SOURCE EXCERPT =

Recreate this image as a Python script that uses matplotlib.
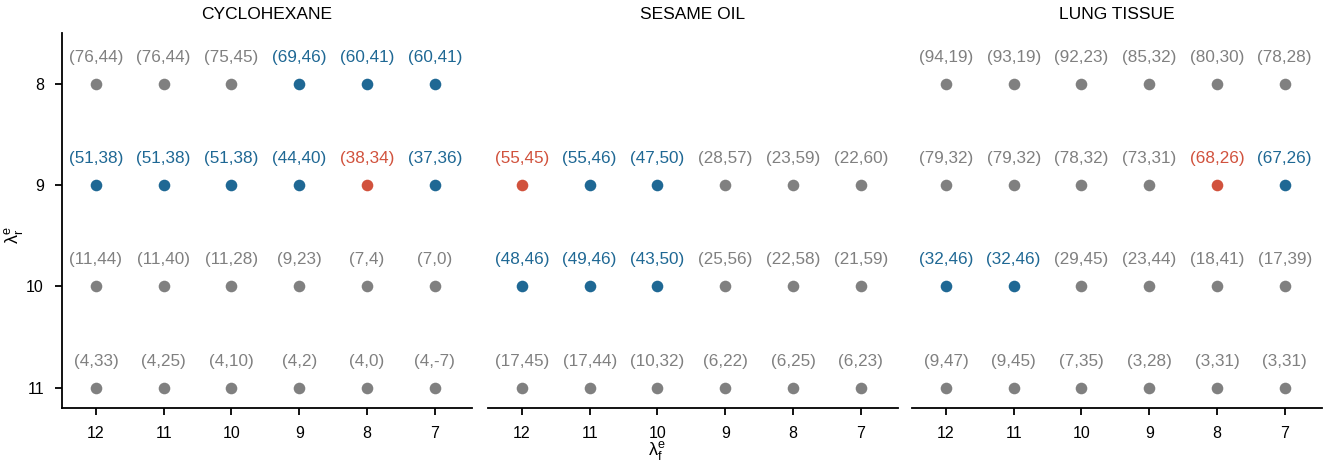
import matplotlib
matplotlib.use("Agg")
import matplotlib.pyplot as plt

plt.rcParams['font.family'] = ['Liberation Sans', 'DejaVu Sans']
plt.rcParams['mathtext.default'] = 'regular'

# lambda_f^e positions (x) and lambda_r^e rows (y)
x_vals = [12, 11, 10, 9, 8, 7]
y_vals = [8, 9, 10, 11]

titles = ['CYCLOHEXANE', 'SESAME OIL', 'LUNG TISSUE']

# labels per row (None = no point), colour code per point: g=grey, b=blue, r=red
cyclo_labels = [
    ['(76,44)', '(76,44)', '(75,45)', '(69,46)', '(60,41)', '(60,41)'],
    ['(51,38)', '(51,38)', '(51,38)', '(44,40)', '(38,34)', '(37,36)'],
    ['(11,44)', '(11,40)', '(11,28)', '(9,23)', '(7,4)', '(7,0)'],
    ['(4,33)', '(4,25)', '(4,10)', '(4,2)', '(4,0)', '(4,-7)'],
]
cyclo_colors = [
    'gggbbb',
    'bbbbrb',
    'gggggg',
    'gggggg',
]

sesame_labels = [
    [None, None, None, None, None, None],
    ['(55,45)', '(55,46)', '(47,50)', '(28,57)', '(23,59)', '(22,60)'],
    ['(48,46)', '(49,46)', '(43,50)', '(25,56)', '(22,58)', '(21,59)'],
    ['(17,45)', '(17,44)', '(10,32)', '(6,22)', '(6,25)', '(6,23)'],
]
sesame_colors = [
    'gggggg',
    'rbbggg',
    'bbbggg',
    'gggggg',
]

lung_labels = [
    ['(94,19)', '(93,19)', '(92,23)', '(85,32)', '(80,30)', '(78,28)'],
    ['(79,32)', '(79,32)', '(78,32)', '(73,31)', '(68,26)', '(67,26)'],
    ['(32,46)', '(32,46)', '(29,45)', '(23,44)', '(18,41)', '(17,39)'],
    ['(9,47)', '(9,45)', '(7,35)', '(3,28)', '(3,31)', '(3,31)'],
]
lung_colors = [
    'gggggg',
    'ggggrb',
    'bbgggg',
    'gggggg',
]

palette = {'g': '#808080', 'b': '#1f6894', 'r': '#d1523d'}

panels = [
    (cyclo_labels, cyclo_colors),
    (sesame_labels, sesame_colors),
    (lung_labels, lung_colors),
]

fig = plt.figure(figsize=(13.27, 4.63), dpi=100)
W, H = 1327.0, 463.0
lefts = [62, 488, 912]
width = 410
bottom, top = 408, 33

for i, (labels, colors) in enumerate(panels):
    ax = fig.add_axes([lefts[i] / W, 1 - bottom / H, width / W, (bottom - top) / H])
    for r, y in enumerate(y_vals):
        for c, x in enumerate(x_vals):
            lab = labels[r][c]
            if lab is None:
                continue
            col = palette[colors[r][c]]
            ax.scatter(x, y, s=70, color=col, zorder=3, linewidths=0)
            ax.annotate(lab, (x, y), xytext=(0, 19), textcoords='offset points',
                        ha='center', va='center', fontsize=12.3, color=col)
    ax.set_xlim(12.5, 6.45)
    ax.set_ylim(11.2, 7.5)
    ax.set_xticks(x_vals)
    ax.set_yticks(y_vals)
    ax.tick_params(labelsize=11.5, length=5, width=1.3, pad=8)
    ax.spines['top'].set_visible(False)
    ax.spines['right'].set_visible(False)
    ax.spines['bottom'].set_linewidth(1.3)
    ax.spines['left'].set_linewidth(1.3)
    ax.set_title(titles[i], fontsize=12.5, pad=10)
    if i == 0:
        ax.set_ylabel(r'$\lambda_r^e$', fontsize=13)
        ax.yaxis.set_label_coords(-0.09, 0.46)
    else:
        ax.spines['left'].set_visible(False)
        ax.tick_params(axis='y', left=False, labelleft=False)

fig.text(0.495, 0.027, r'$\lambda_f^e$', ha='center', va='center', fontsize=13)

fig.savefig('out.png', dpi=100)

WORK TO BE COMPLETED = Return the listing above unchanged, apart from dropping its pictures.

EXPECTED ANSWER =
Recreate this image as a Python script that uses matplotlib.
import matplotlib
matplotlib.use("Agg")
import matplotlib.pyplot as plt

plt.rcParams['font.family'] = ['Liberation Sans', 'DejaVu Sans']
plt.rcParams['mathtext.default'] = 'regular'

# lambda_f^e positions (x) and lambda_r^e rows (y)
x_vals = [12, 11, 10, 9, 8, 7]
y_vals = [8, 9, 10, 11]

titles = ['CYCLOHEXANE', 'SESAME OIL', 'LUNG TISSUE']

# labels per row (None = no point), colour code per point: g=grey, b=blue, r=red
cyclo_labels = [
    ['(76,44)', '(76,44)', '(75,45)', '(69,46)', '(60,41)', '(60,41)'],
    ['(51,38)', '(51,38)', '(51,38)', '(44,40)', '(38,34)', '(37,36)'],
    ['(11,44)', '(11,40)', '(11,28)', '(9,23)', '(7,4)', '(7,0)'],
    ['(4,33)', '(4,25)', '(4,10)', '(4,2)', '(4,0)', '(4,-7)'],
]
cyclo_colors = [
    'gggbbb',
    'bbbbrb',
    'gggggg',
    'gggggg',
]

sesame_labels = [
    [None, None, None, None, None, None],
    ['(55,45)', '(55,46)', '(47,50)', '(28,57)', '(23,59)', '(22,60)'],
    ['(48,46)', '(49,46)', '(43,50)', '(25,56)', '(22,58)', '(21,59)'],
    ['(17,45)', '(17,44)', '(10,32)', '(6,22)', '(6,25)', '(6,23)'],
]
sesame_colors = [
    'gggggg',
    'rbbggg',
    'bbbggg',
    'gggggg',
]

lung_labels = [
    ['(94,19)', '(93,19)', '(92,23)', '(85,32)', '(80,30)', '(78,28)'],
    ['(79,32)', '(79,32)', '(78,32)', '(73,31)', '(68,26)', '(67,26)'],
    ['(32,46)', '(32,46)', '(29,45)', '(23,44)', '(18,41)', '(17,39)'],
    ['(9,47)', '(9,45)', '(7,35)', '(3,28)', '(3,31)', '(3,31)'],
]
lung_colors = [
    'gggggg',
    'ggggrb',
    'bbgggg',
    'gggggg',
]

palette = {'g': '#808080', 'b': '#1f6894', 'r': '#d1523d'}

panels = [
    (cyclo_labels, cyclo_colors),
    (sesame_labels, sesame_colors),
    (lung_labels, lung_colors),
]

fig = plt.figure(figsize=(13.27, 4.63), dpi=100)
W, H = 1327.0, 463.0
lefts = [62, 488, 912]
width = 410
bottom, top = 408, 33

for i, (labels, colors) in enumerate(panels):
    ax = fig.add_axes([lefts[i] / W, 1 - bottom / H, width / W, (bottom - top) / H])
    for r, y in enumerate(y_vals):
        for c, x in enumerate(x_vals):
            lab = labels[r][c]
            if lab is None:
                continue
            col = palette[colors[r][c]]
            ax.scatter(x, y, s=70, color=col, zorder=3, linewidths=0)
            ax.annotate(lab, (x, y), xytext=(0, 19), textcoords='offset points',
                        ha='center', va='center', fontsize=12.3, color=col)
    ax.set_xlim(12.5, 6.45)
    ax.set_ylim(11.2, 7.5)
    ax.set_xticks(x_vals)
    ax.set_yticks(y_vals)
    ax.tick_params(labelsize=11.5, length=5, width=1.3, pad=8)
    ax.spines['top'].set_visible(False)
    ax.spines['right'].set_visible(False)
    ax.spines['bottom'].set_linewidth(1.3)
    ax.spines['left'].set_linewidth(1.3)
    ax.set_title(titles[i], fontsize=12.5, pad=10)
    if i == 0:
        ax.set_ylabel(r'$\lambda_r^e$', fontsize=13)
        ax.yaxis.set_label_coords(-0.09, 0.46)
    else:
        ax.spines['left'].set_visible(False)
        ax.tick_params(axis='y', left=False, labelleft=False)

fig.text(0.495, 0.027, r'$\lambda_f^e$', ha='center', va='center', fontsize=13)

fig.savefig('out.png', dpi=100)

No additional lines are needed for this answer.